The problem: Reply with one number only: the count of lines below that contain the word "script".

Record extracts:
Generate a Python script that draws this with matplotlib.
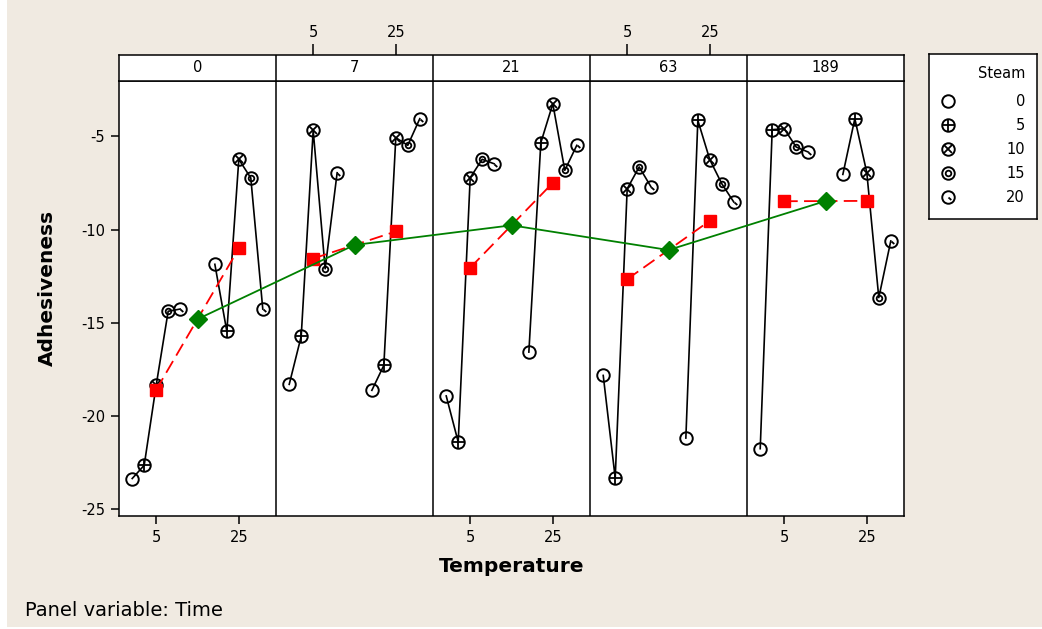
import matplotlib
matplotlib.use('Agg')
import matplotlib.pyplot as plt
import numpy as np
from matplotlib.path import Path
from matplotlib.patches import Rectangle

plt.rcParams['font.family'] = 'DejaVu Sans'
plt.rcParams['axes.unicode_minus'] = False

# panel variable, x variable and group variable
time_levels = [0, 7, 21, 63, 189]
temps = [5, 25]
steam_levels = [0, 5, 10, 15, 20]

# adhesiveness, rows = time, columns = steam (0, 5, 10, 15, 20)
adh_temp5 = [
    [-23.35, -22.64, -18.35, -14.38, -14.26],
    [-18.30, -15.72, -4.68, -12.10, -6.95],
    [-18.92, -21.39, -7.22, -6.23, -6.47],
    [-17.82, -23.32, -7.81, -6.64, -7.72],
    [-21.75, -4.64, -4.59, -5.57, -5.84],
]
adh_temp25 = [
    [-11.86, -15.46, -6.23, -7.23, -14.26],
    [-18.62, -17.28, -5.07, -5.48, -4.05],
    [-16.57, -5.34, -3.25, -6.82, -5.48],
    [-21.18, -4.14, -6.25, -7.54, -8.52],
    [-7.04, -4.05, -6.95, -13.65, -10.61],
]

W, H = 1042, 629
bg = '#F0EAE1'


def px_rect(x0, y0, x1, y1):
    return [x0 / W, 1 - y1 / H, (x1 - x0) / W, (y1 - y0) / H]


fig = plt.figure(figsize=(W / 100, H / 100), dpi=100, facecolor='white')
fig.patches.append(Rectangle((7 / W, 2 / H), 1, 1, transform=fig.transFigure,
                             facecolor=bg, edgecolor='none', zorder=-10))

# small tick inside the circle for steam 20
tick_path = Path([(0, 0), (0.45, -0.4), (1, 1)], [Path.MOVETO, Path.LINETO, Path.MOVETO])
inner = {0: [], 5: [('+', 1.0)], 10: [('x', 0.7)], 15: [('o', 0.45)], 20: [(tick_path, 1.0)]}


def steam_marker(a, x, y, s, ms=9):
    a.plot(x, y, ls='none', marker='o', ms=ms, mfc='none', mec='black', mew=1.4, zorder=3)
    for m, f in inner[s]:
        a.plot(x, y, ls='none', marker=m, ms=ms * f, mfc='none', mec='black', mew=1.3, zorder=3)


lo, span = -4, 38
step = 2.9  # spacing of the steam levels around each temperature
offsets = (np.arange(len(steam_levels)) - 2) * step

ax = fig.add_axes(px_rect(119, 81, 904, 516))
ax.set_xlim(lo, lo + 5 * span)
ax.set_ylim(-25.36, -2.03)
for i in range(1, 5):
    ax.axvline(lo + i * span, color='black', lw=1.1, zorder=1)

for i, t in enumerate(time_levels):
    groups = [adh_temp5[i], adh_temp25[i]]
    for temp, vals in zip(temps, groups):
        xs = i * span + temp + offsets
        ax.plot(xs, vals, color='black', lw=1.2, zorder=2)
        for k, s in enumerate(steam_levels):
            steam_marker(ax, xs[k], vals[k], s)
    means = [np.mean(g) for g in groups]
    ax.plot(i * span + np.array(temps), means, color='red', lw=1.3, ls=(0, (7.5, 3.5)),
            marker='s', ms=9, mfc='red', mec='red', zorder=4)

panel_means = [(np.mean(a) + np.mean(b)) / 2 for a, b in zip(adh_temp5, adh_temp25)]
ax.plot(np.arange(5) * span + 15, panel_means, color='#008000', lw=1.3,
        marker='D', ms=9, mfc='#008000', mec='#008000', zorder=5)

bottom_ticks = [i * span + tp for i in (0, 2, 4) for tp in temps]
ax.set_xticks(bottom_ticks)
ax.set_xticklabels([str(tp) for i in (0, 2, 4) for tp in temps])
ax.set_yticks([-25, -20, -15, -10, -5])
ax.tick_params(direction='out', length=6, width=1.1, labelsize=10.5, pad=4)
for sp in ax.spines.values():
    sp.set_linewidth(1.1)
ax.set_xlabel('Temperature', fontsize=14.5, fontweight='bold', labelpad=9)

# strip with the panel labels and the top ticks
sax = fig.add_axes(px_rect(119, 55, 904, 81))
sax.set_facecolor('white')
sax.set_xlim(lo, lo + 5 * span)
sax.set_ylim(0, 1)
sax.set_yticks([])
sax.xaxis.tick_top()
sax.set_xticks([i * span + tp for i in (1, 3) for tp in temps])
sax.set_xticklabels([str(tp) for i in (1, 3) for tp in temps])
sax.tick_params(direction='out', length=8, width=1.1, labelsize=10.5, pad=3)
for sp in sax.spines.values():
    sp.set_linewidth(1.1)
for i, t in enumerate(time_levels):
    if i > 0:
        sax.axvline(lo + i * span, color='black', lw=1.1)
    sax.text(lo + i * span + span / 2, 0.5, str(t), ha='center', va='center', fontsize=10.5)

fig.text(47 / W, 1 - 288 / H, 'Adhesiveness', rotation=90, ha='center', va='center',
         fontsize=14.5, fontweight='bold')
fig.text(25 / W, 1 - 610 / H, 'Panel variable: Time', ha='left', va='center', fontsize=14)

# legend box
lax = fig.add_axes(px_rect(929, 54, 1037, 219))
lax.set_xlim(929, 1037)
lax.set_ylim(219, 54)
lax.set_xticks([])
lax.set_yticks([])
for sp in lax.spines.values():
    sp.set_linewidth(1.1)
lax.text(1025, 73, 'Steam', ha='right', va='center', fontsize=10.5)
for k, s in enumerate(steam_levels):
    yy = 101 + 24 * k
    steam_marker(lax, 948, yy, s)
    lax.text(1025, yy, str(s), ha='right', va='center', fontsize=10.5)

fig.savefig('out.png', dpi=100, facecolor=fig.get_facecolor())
...
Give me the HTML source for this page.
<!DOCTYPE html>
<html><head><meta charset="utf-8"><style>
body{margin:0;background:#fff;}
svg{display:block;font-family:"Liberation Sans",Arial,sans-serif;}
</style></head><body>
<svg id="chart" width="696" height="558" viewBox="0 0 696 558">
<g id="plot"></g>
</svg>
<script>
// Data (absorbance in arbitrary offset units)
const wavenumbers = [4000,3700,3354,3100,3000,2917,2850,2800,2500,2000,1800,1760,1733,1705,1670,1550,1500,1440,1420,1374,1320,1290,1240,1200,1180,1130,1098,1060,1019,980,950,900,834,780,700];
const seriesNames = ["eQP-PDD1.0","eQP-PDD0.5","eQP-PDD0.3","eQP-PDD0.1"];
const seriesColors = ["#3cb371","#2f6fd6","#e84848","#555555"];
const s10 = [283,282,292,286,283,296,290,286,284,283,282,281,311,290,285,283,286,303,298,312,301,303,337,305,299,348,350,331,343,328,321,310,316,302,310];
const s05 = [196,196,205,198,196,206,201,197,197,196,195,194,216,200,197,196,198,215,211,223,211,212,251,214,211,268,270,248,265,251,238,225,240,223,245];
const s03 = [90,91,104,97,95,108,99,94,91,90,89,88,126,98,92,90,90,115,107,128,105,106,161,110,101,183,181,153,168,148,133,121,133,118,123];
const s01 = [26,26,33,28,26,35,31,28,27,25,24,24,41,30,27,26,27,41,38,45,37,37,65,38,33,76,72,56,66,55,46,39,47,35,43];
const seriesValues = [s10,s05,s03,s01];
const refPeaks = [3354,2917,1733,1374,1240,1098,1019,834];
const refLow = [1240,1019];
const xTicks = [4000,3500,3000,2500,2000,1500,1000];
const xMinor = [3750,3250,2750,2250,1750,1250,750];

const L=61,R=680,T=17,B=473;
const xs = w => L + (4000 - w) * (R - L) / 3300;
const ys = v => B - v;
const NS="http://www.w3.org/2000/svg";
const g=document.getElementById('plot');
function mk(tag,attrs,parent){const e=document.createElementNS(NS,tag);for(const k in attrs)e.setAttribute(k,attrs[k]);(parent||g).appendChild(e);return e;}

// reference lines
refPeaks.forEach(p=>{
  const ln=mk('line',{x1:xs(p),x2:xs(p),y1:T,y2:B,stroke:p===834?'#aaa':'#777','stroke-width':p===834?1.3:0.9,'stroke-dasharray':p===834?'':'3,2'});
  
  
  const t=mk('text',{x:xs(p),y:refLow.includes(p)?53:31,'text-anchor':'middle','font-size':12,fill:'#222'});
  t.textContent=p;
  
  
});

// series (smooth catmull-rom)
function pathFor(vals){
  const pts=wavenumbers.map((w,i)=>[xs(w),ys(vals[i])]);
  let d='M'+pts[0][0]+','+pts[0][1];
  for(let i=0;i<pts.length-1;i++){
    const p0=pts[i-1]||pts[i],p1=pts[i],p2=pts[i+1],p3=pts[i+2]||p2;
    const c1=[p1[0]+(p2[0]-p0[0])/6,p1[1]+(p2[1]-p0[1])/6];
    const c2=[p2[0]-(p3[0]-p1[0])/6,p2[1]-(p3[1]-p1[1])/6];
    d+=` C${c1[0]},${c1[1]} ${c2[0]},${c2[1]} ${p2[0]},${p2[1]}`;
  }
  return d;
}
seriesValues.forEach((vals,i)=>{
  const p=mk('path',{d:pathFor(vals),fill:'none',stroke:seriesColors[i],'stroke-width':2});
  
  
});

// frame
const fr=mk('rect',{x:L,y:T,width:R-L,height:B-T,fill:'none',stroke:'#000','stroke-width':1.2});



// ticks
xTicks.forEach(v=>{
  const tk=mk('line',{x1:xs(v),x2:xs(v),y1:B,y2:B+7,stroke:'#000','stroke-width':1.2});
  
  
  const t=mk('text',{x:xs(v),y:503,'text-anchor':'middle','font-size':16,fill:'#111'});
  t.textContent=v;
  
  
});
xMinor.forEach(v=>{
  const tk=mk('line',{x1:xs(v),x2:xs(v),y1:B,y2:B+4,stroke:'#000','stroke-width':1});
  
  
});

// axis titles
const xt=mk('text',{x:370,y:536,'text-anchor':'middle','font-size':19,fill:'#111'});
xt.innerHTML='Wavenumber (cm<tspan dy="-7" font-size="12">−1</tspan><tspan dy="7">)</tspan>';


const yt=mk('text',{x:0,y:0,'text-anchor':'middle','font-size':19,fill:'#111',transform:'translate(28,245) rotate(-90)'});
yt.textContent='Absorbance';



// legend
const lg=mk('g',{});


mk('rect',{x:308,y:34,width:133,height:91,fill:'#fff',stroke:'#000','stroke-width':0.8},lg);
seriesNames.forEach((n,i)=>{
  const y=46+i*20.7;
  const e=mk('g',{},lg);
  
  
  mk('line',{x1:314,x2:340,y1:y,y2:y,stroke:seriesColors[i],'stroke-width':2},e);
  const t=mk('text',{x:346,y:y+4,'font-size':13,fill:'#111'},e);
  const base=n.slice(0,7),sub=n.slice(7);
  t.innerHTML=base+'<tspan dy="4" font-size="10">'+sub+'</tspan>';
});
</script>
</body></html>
---
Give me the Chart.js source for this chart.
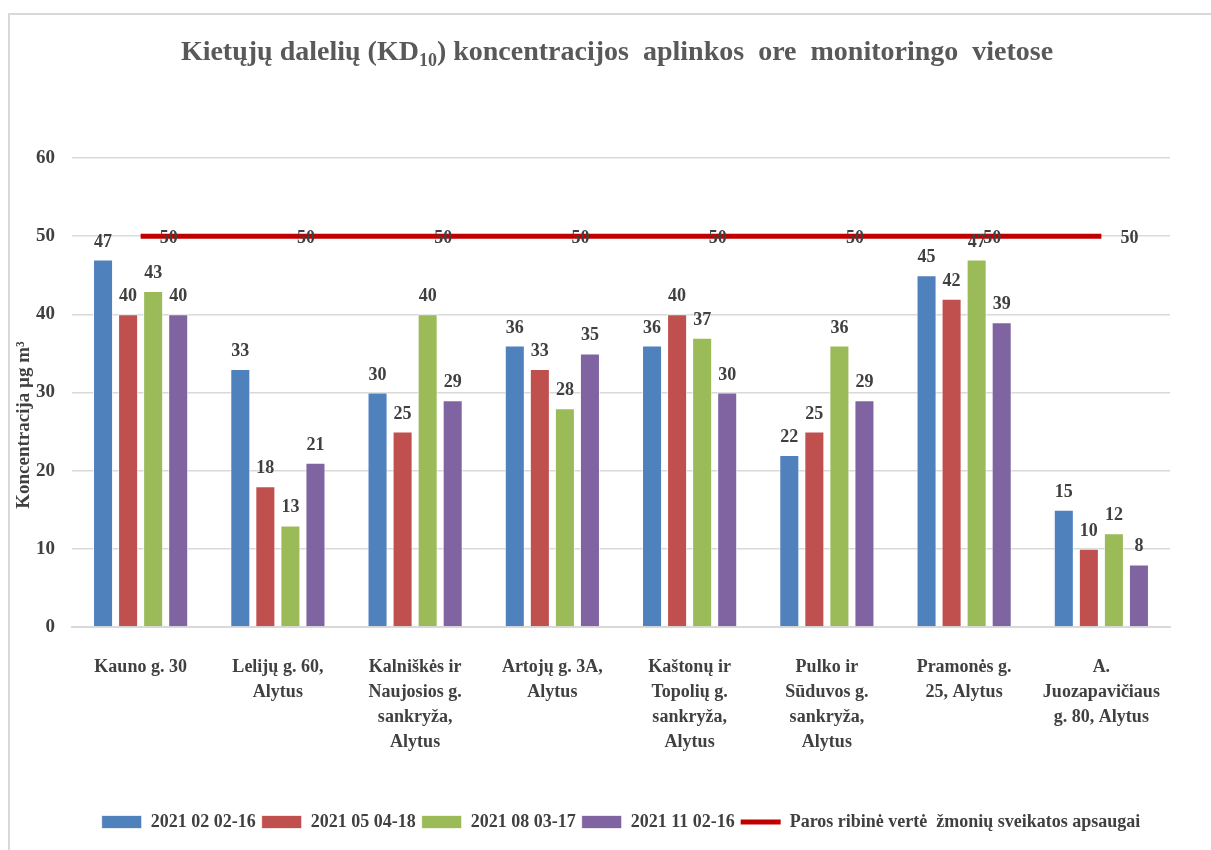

Final answer: 3